(Exercise description) Leave out the pictures and print only the lines from the one with "Write a component" through the one with "const yTicks = [20, 30, 40, 50, 60, 70];", exactly as they are.

(Dataset extract)

#####

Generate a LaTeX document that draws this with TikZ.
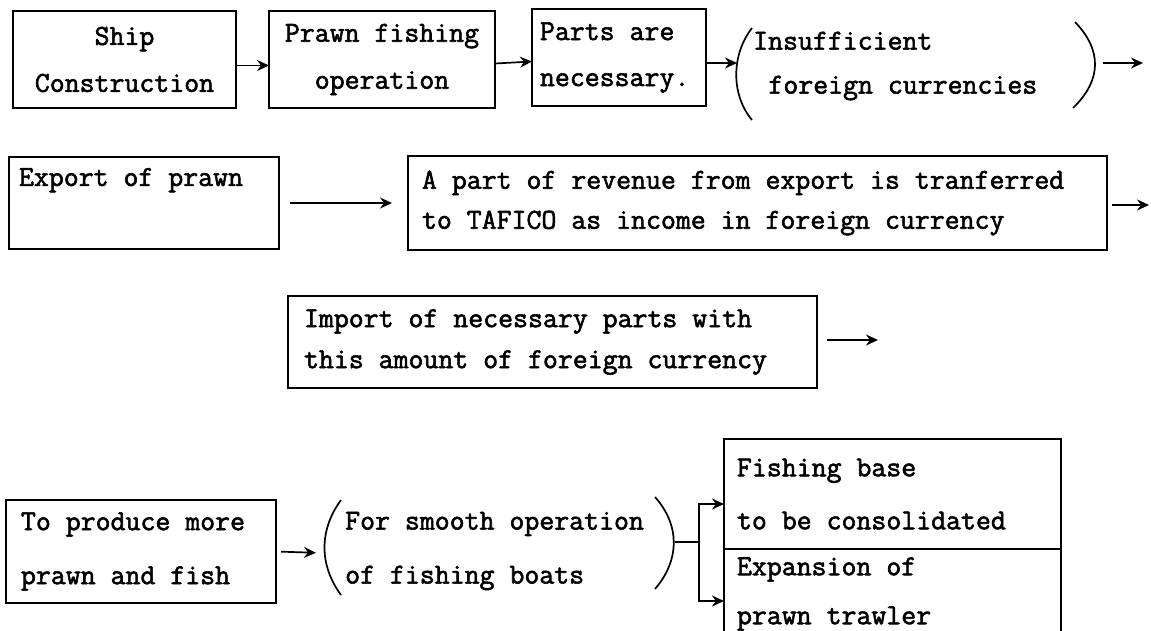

#####

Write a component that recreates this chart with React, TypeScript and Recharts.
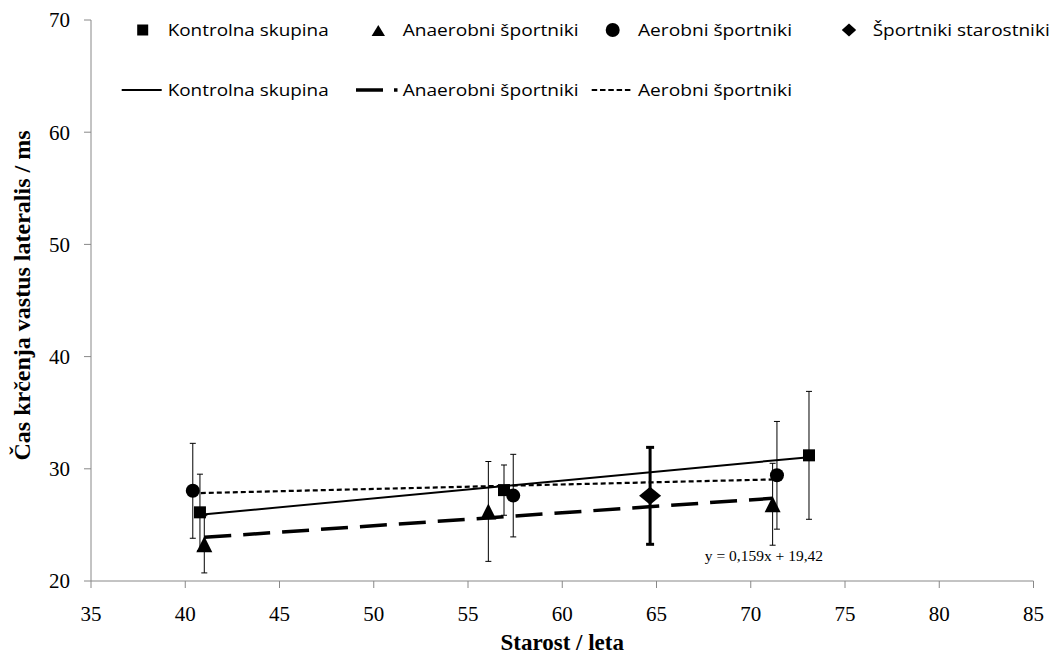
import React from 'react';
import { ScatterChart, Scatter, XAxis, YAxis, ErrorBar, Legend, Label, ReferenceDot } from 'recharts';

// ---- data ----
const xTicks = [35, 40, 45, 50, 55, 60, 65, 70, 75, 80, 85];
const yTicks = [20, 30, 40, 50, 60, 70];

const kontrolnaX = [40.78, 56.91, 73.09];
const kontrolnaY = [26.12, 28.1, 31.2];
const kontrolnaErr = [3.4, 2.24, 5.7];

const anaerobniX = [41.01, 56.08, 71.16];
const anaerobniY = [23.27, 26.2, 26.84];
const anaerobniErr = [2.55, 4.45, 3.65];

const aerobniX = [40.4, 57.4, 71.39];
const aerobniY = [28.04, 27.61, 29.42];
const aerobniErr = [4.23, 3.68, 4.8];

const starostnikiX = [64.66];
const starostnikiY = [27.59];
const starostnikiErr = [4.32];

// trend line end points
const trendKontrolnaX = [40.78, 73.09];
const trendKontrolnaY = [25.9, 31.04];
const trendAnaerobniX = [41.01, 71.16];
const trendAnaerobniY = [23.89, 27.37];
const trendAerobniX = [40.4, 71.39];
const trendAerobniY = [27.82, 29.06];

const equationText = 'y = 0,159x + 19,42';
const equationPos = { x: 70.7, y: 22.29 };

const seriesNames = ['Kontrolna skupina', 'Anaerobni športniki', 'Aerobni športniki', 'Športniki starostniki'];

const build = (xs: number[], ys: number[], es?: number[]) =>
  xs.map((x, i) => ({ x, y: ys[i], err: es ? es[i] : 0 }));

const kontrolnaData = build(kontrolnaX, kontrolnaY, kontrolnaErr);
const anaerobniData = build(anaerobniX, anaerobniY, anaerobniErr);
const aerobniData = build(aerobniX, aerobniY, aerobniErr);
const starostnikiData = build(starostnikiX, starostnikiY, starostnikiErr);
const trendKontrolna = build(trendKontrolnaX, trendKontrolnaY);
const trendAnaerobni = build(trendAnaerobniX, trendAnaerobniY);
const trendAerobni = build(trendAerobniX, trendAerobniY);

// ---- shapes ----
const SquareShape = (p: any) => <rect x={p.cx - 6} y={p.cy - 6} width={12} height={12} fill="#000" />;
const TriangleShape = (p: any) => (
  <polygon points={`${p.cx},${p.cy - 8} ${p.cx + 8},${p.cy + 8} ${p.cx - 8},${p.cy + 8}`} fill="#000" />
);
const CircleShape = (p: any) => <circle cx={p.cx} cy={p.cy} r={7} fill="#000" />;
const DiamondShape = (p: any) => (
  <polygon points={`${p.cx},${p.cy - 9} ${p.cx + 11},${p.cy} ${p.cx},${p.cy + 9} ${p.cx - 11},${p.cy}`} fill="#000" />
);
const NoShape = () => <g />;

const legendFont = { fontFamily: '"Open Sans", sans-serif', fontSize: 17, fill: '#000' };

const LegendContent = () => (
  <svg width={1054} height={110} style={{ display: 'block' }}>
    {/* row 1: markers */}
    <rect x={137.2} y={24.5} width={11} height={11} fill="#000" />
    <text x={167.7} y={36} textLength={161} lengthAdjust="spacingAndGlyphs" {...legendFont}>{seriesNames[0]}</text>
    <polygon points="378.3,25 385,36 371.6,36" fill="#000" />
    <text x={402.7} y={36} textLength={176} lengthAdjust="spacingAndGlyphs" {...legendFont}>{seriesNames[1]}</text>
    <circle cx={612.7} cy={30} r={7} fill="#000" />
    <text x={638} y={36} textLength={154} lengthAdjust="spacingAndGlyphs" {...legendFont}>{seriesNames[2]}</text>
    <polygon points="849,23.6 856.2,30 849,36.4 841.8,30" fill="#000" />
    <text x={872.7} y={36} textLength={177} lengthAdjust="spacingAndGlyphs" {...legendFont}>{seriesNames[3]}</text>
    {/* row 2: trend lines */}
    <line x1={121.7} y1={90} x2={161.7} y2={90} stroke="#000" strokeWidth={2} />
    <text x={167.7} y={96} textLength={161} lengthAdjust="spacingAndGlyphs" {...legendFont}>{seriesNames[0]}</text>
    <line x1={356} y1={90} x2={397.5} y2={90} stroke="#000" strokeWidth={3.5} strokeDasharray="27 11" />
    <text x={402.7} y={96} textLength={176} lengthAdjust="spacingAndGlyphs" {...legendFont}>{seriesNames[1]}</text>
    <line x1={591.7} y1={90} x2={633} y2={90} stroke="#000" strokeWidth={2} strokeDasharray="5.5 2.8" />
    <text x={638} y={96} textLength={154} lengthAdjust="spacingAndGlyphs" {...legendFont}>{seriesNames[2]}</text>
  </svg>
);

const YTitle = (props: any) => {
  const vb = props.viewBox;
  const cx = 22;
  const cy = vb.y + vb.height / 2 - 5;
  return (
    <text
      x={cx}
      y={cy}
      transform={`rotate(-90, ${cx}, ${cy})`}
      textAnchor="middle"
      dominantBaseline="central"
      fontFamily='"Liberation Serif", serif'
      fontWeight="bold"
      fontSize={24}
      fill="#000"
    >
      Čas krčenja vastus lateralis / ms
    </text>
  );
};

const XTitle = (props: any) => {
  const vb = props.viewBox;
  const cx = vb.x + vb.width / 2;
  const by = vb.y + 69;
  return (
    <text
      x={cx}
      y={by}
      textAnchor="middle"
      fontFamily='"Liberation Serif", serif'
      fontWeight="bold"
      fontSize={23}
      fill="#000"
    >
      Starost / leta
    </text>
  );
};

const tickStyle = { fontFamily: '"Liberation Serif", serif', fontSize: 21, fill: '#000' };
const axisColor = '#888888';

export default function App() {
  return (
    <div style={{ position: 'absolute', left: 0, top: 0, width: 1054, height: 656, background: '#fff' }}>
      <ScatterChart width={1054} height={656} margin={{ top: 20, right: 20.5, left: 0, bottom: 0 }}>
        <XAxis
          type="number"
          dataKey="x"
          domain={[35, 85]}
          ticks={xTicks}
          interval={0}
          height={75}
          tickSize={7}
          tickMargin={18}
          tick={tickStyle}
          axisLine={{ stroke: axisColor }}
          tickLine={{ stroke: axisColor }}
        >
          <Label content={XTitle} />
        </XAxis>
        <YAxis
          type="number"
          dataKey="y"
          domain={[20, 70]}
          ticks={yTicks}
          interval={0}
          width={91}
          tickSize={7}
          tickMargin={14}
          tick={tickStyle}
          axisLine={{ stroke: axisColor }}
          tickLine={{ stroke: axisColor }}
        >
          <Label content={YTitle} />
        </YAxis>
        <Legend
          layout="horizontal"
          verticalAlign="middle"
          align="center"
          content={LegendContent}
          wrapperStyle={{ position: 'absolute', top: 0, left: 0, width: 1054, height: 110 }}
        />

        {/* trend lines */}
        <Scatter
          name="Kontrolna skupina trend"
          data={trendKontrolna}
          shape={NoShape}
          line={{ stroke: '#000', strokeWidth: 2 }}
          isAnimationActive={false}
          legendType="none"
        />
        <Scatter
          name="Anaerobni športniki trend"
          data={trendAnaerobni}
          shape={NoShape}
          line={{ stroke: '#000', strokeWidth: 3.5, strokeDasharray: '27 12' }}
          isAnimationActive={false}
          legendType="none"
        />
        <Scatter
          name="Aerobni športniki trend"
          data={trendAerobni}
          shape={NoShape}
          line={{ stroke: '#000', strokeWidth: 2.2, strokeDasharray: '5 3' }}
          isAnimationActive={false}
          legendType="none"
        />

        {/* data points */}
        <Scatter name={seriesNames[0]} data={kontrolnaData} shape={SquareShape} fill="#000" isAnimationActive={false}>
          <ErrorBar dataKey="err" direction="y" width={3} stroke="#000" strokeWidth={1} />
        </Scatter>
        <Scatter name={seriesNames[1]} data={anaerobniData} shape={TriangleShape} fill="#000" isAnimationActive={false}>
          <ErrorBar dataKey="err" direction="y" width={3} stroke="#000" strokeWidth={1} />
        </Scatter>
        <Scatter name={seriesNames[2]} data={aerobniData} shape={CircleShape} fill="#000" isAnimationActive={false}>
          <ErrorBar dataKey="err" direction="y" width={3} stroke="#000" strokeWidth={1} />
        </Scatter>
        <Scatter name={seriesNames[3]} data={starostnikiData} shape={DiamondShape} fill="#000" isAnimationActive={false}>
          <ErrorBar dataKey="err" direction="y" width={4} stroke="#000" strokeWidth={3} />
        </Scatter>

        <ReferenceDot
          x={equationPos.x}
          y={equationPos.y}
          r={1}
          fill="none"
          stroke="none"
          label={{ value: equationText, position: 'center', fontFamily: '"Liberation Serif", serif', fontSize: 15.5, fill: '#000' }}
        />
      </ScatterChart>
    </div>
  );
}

#####

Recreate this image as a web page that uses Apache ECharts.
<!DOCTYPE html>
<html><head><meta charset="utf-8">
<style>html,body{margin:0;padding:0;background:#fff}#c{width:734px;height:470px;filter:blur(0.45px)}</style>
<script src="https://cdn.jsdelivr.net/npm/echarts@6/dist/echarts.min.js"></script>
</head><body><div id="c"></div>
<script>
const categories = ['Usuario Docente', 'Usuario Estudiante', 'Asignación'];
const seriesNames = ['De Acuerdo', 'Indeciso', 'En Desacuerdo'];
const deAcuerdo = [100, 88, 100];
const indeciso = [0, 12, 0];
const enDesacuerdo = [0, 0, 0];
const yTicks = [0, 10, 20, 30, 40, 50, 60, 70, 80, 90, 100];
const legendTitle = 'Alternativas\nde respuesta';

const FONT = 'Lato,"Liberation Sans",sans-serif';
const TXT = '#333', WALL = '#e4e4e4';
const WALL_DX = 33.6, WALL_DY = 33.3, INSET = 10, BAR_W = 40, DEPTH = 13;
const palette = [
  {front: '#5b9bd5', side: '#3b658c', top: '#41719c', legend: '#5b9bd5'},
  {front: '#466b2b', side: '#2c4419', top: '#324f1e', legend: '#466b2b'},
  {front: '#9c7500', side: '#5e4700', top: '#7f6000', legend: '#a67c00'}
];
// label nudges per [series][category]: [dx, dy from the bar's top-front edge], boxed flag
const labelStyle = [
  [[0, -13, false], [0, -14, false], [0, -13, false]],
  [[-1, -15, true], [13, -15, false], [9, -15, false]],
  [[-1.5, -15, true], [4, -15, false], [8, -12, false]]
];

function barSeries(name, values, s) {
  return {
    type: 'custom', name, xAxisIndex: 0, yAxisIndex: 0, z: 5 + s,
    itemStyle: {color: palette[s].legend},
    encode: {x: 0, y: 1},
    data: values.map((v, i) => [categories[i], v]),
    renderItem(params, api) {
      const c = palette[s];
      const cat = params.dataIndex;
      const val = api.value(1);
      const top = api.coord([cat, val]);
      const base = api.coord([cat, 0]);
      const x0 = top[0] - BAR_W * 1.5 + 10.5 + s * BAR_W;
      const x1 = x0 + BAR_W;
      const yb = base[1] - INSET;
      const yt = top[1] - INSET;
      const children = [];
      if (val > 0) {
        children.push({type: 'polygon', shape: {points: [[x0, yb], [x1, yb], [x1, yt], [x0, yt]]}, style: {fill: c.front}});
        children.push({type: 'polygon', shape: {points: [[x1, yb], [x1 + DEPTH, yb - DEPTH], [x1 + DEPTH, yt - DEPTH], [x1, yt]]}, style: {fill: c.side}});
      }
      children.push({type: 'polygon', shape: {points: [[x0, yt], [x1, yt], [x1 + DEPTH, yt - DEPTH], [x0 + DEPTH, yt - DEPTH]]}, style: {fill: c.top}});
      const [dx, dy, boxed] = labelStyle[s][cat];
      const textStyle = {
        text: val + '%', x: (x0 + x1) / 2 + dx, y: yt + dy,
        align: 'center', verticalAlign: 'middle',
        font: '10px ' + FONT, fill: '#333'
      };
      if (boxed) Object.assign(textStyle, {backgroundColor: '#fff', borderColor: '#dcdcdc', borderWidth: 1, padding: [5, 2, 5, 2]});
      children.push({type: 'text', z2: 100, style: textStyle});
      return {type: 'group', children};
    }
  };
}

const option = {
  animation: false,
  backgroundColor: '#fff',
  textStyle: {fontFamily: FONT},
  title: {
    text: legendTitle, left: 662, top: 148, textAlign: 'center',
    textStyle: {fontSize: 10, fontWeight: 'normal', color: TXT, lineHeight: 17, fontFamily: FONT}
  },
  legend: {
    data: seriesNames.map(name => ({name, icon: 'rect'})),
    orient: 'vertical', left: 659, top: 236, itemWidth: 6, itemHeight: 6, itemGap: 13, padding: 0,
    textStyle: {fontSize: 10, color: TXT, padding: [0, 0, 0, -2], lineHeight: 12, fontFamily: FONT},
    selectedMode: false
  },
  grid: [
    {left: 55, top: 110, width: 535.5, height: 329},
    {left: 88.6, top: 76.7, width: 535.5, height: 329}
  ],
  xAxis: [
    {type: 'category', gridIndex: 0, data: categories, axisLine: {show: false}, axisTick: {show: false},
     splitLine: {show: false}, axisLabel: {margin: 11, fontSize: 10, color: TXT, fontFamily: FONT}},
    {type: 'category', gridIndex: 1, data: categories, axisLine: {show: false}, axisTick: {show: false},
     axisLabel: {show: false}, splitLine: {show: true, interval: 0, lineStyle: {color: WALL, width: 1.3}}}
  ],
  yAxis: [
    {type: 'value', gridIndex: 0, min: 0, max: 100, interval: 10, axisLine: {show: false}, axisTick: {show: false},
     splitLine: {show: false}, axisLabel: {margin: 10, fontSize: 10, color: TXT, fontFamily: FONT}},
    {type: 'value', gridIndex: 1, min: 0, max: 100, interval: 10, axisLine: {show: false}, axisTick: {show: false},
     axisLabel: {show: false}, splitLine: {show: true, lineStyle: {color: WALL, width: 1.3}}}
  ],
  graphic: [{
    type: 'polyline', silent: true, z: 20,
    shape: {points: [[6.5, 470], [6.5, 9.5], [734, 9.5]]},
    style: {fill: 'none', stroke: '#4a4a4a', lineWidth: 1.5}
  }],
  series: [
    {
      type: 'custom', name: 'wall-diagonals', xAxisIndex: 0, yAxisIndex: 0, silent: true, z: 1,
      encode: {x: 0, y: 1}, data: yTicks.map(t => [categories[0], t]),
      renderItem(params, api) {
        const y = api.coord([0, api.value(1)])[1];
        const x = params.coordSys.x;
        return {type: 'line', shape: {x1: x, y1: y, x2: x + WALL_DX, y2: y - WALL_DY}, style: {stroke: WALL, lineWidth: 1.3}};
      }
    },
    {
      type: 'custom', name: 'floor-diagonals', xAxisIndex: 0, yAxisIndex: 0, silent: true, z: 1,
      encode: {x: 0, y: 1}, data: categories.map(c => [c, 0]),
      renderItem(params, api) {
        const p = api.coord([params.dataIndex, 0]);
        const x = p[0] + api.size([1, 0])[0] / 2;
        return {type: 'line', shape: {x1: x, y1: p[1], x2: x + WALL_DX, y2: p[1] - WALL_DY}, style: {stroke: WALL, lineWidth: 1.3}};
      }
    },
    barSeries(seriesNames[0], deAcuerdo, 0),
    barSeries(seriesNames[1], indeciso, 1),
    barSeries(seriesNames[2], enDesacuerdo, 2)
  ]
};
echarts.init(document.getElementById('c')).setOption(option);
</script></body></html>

#####

(Response to the task)
Write a component that recreates this chart with React, TypeScript and Recharts.
import React from 'react';
import { ScatterChart, Scatter, XAxis, YAxis, ErrorBar, Legend, Label, ReferenceDot } from 'recharts';

// ---- data ----
const xTicks = [35, 40, 45, 50, 55, 60, 65, 70, 75, 80, 85];
const yTicks = [20, 30, 40, 50, 60, 70];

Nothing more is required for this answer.